Reproduce the listing exactly and skip over any pictures.

━━━━━━━━━━━━━━━━

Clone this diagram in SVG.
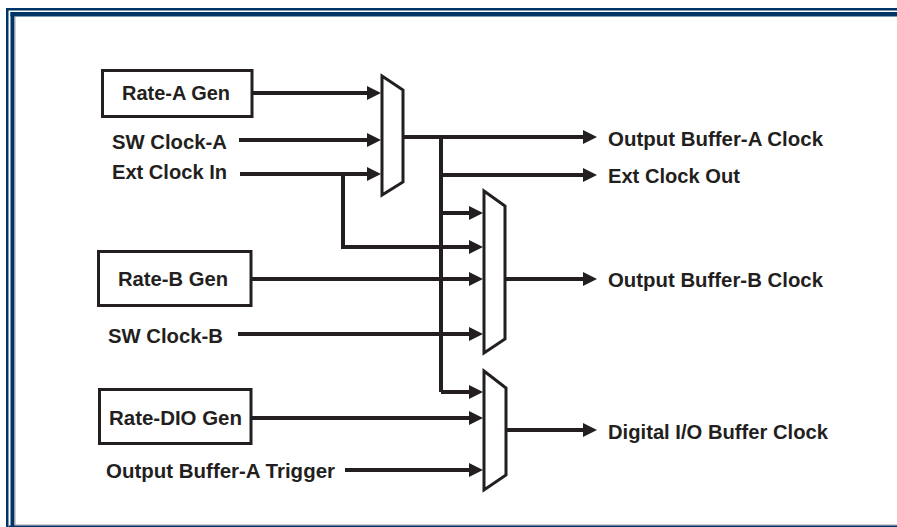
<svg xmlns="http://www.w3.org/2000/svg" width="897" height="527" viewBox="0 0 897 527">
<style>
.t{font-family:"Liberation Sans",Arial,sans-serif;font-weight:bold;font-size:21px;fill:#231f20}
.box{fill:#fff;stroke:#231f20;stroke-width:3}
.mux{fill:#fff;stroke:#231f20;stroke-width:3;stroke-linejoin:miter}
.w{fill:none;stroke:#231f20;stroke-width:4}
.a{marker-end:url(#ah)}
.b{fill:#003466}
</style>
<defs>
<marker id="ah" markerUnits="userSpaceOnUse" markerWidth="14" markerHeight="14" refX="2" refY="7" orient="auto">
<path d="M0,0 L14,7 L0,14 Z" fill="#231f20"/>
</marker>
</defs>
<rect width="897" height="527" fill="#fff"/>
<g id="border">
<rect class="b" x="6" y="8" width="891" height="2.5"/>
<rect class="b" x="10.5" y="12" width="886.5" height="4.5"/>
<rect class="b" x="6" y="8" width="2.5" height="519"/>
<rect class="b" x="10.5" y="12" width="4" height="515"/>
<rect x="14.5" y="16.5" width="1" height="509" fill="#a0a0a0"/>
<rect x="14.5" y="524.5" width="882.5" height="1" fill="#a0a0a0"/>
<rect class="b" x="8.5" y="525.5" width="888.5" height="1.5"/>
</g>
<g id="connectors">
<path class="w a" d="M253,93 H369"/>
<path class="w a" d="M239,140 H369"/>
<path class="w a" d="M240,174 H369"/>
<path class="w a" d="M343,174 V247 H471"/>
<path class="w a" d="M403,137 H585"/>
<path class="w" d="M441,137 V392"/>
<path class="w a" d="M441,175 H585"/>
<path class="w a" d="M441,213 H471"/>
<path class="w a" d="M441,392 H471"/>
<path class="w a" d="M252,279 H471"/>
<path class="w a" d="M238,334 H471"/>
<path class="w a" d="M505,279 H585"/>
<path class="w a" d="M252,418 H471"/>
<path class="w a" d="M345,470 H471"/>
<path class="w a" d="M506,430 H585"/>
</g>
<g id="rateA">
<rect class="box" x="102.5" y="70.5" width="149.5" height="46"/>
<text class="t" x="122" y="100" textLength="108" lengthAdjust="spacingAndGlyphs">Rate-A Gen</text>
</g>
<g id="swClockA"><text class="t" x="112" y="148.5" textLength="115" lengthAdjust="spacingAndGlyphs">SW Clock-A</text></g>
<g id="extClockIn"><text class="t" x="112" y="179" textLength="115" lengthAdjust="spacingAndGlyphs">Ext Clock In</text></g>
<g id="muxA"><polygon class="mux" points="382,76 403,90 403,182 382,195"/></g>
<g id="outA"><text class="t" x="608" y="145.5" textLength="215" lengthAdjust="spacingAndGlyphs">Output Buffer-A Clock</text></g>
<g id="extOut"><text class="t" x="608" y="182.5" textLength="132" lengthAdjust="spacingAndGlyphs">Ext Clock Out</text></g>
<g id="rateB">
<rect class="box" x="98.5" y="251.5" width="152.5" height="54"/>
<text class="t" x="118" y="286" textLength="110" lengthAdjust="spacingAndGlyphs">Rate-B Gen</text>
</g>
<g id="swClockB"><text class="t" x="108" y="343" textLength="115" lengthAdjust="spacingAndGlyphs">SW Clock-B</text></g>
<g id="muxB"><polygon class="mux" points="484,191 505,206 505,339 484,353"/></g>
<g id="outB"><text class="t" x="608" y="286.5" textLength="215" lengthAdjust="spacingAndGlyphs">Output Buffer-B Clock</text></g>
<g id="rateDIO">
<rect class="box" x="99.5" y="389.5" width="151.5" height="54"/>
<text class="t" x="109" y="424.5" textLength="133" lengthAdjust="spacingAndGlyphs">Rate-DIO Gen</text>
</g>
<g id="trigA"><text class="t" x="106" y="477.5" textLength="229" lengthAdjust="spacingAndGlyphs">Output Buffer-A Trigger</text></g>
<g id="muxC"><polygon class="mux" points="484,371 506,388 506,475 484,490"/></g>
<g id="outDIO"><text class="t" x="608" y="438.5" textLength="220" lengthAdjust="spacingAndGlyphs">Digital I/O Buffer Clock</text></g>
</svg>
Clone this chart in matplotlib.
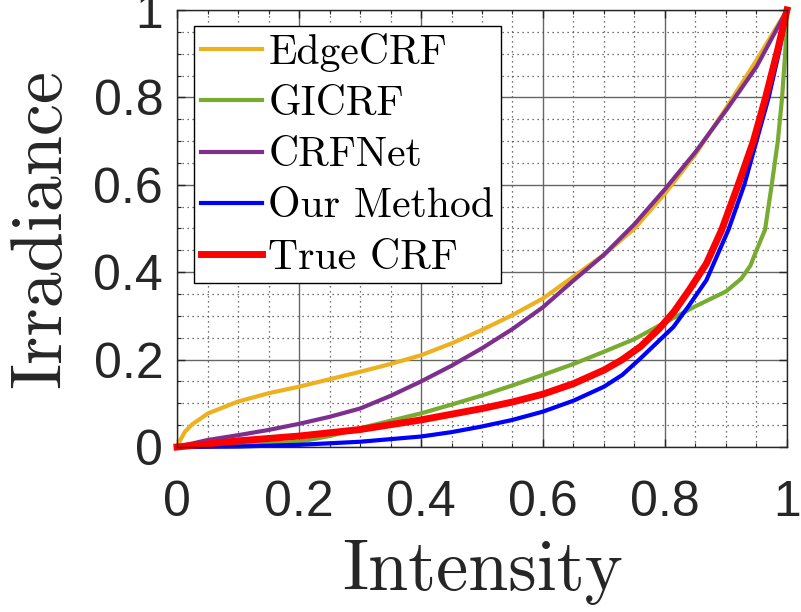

━━━━━━━━━━━━━━━━

## EXPECTED OUTPUT
Clone this diagram in SVG.
<svg xmlns="http://www.w3.org/2000/svg" width="897" height="527" viewBox="0 0 897 527">
<style>
.t{font-family:"Liberation Sans",Arial,sans-serif;font-weight:bold;font-size:21px;fill:#231f20}
.box{fill:#fff;stroke:#231f20;stroke-width:3}
.mux{fill:#fff;stroke:#231f20;stroke-width:3;stroke-linejoin:miter}
.w{fill:none;stroke:#231f20;stroke-width:4}
.a{marker-end:url(#ah)}
.b{fill:#003466}
</style>
<defs>
<marker id="ah" markerUnits="userSpaceOnUse" markerWidth="14" markerHeight="14" refX="2" refY="7" orient="auto">
<path d="M0,0 L14,7 L0,14 Z" fill="#231f20"/>
</marker>
</defs>
<rect width="897" height="527" fill="#fff"/>
<g id="border">
<rect class="b" x="6" y="8" width="891" height="2.5"/>
<rect class="b" x="10.5" y="12" width="886.5" height="4.5"/>
<rect class="b" x="6" y="8" width="2.5" height="519"/>
<rect class="b" x="10.5" y="12" width="4" height="515"/>
<rect x="14.5" y="16.5" width="1" height="509" fill="#a0a0a0"/>
<rect x="14.5" y="524.5" width="882.5" height="1" fill="#a0a0a0"/>
<rect class="b" x="8.5" y="525.5" width="888.5" height="1.5"/>
</g>
<g id="connectors">
<path class="w a" d="M253,93 H369"/>
<path class="w a" d="M239,140 H369"/>
<path class="w a" d="M240,174 H369"/>
<path class="w a" d="M343,174 V247 H471"/>
<path class="w a" d="M403,137 H585"/>
<path class="w" d="M441,137 V392"/>
<path class="w a" d="M441,175 H585"/>
<path class="w a" d="M441,213 H471"/>
<path class="w a" d="M441,392 H471"/>
<path class="w a" d="M252,279 H471"/>
<path class="w a" d="M238,334 H471"/>
<path class="w a" d="M505,279 H585"/>
<path class="w a" d="M252,418 H471"/>
<path class="w a" d="M345,470 H471"/>
<path class="w a" d="M506,430 H585"/>
</g>
<g id="rateA">
<rect class="box" x="102.5" y="70.5" width="149.5" height="46"/>
<text class="t" x="122" y="100" textLength="108" lengthAdjust="spacingAndGlyphs">Rate-A Gen</text>
</g>
<g id="swClockA"><text class="t" x="112" y="148.5" textLength="115" lengthAdjust="spacingAndGlyphs">SW Clock-A</text></g>
<g id="extClockIn"><text class="t" x="112" y="179" textLength="115" lengthAdjust="spacingAndGlyphs">Ext Clock In</text></g>
<g id="muxA"><polygon class="mux" points="382,76 403,90 403,182 382,195"/></g>
<g id="outA"><text class="t" x="608" y="145.5" textLength="215" lengthAdjust="spacingAndGlyphs">Output Buffer-A Clock</text></g>
<g id="extOut"><text class="t" x="608" y="182.5" textLength="132" lengthAdjust="spacingAndGlyphs">Ext Clock Out</text></g>
<g id="rateB">
<rect class="box" x="98.5" y="251.5" width="152.5" height="54"/>
<text class="t" x="118" y="286" textLength="110" lengthAdjust="spacingAndGlyphs">Rate-B Gen</text>
</g>
<g id="swClockB"><text class="t" x="108" y="343" textLength="115" lengthAdjust="spacingAndGlyphs">SW Clock-B</text></g>
<g id="muxB"><polygon class="mux" points="484,191 505,206 505,339 484,353"/></g>
<g id="outB"><text class="t" x="608" y="286.5" textLength="215" lengthAdjust="spacingAndGlyphs">Output Buffer-B Clock</text></g>
<g id="rateDIO">
<rect class="box" x="99.5" y="389.5" width="151.5" height="54"/>
<text class="t" x="109" y="424.5" textLength="133" lengthAdjust="spacingAndGlyphs">Rate-DIO Gen</text>
</g>
<g id="trigA"><text class="t" x="106" y="477.5" textLength="229" lengthAdjust="spacingAndGlyphs">Output Buffer-A Trigger</text></g>
<g id="muxC"><polygon class="mux" points="484,371 506,388 506,475 484,490"/></g>
<g id="outDIO"><text class="t" x="608" y="438.5" textLength="220" lengthAdjust="spacingAndGlyphs">Digital I/O Buffer Clock</text></g>
</svg>
Clone this chart in matplotlib.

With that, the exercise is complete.